7En replaçant les services de rencontre dans une perspective économico-historique, et en étudiant les parcours de vie des utilisateurs, Marie Bergström nuance savamment les craintes et les fantasmes qu’ils suscitent. Quelques postulats mériteraient toutefois d’être nuancés. Il semble que le huis clos numérique soit assez poreux, car les profils sont affichés publiquement. Les utilisateurs demandent conseil à leur entourage. Les partenaires, même éphémères, peuvent être présentés. Par ailleurs, on pourrait penser que les classes favorisées ne sont pas les seules à la recherche d’entre soi. Les jeunes des classes populaires, pour qui la norme de réserve féminine est plus prégnante, développent des stratégies de rencontre plus discrètes – et souvent ambiguës – sur des réseaux sociaux non spécialisés (Snapchat, Instagram, etc.).
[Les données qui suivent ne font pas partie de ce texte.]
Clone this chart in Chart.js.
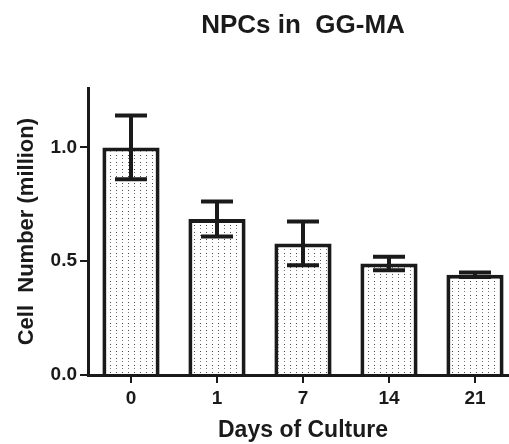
<!DOCTYPE html>
<html>
<head>
<meta charset="utf-8">
<script src="https://cdn.jsdelivr.net/npm/chart.js@4/dist/chart.umd.min.js"></script>
<style>
  html, body { margin: 0; padding: 0; background: #fff; overflow: hidden; }
  #wrap { width: 509px; height: 444px; overflow: hidden; }
</style>
</head>
<body>
<div id="wrap"><canvas id="chartCells" width="520" height="444"></canvas></div>
<script>
    // DATA
    const days = ["0", "1", "7", "14", "21"];
    const cellMillions = [1.0, 0.685, 0.578, 0.49, 0.44];
    const sdMillions = [0.14, 0.077, 0.096, 0.03, 0.01];
    const yTicks = [0, 0.5, 1.0];

    const FONT = "'Liberation Sans', Arial, sans-serif";

    // dotted fill for the bars
    const tile = document.createElement("canvas");
    tile.width = 6;
    tile.height = 7;
    const tctx = tile.getContext("2d");
    tctx.fillStyle = "#fff";
    tctx.fillRect(0, 0, 6, 7);
    tctx.fillStyle = "#444";
    tctx.fillRect(2, 1, 1, 1);
    tctx.fillStyle = "#7a7a7a";
    tctx.fillRect(2, 4, 1, 1);
    const dots = tctx.createPattern(tile, "repeat");

    // error bars drawn through the chart scales
    const errorBars = {
      id: "errorBars",
      afterDatasetsDraw(chart) {
        const ctx = chart.ctx;
        const y = chart.scales.y;
        const meta = chart.getDatasetMeta(0);
        ctx.save();
        ctx.strokeStyle = "#1a1a1a";
        ctx.lineWidth = 4;
        meta.data.forEach((bar, i) => {
          const hi = y.getPixelForValue(cellMillions[i] + sdMillions[i]);
          const lo = y.getPixelForValue(cellMillions[i] - sdMillions[i]);
          const x = bar.x;
          ctx.beginPath();
          ctx.moveTo(x, hi);
          ctx.lineTo(x, lo);
          ctx.moveTo(x - 16, hi);
          ctx.lineTo(x + 16, hi);
          ctx.moveTo(x - 16, lo);
          ctx.lineTo(x + 16, lo);
          ctx.stroke();
        });
        ctx.restore();
      }
    };

    new Chart(document.getElementById("chartCells"), {
      type: "bar",
      data: {
        labels: days,
        datasets: [{
          data: cellMillions,
          backgroundColor: dots,
          borderColor: "#1a1a1a",
          borderWidth: 4,
          categoryPercentage: 1,
          barPercentage: 0.665
        }]
      },
      options: {
        responsive: false,
        animation: false,
        layout: { padding: { left: 0, right: 2, top: 0, bottom: 0 } },
        plugins: {
          legend: { display: false },
          tooltip: { enabled: false },
          title: {
            display: true,
            text: "NPCs in  GG-MA",
            fullSize: false,
            color: "#1a1a1a",
            font: { family: FONT, size: 26, weight: "bold" },
            padding: { top: 10, bottom: 47 }
          }
        },
        scales: {
          x: {
            afterFit: s => { s.height = 69; },
            border: { color: "#1a1a1a", width: 3 },
            grid: { display: true, drawOnChartArea: false, offset: false, color: "#1a1a1a", lineWidth: 2, tickLength: 8 },
            ticks: { color: "#1a1a1a", padding: 4, font: { family: FONT, size: 19, weight: "bold" } },
            title: {
              display: true,
              text: "Days of Culture",
              color: "#1a1a1a",
              font: { family: FONT, size: 23, weight: "bold" },
              padding: { top: 0, bottom: 0 }
            }
          },
          y: {
            min: 0,
            max: 1.26,
            afterFit: s => { s.width = 88; },
            afterBuildTicks: s => { s.ticks = yTicks.map(v => ({ value: v })); },
            border: { color: "#1a1a1a", width: 3 },
            grid: { display: true, drawOnChartArea: false, color: "#1a1a1a", lineWidth: 2, tickLength: 8 },
            ticks: {
              color: "#1a1a1a",
              padding: 3,
              font: { family: FONT, size: 19, weight: "bold" },
              callback: v => Number(v).toFixed(1)
            },
            title: {
              display: true,
              text: "Cell  Number (million)",
              color: "#1a1a1a",
              font: { family: FONT, size: 22, weight: "bold" },
              padding: { top: 14, bottom: 0 }
            }
          }
        }
      },
      plugins: [errorBars]
    });
</script>
</body>
</html>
À l’inverse, certaines caractéristiques (invisibilité, anonymat, etc.) pourraient favoriser le détournement des sites de rencontre : la recherche de confidents inconnus, les faux profils pour l’espionnage d’un (ex-)partenaire, la prospection de clients pour des agences matrimoniales ou des réseaux de prostitution, l’arnaque aux sentiments, etc. Des marchés de services sexuels rémunérés prospèrent, dans et en parallèle de ces plateformes qui utilisent probablement l’interdit du sexuellement explicite, pour se prémunir d’héberger des comportements illégaux. Enfin, cet ouvrage nous montre indéniablement que le contexte hors ligne influence les rencontres en ligne, mais la réciproque reste à explorer. La multiplication des expériences en ligne, qui rend les individus plus sûrs d’eux, pourrait aussi modifier les modes de rencontre hors ligne.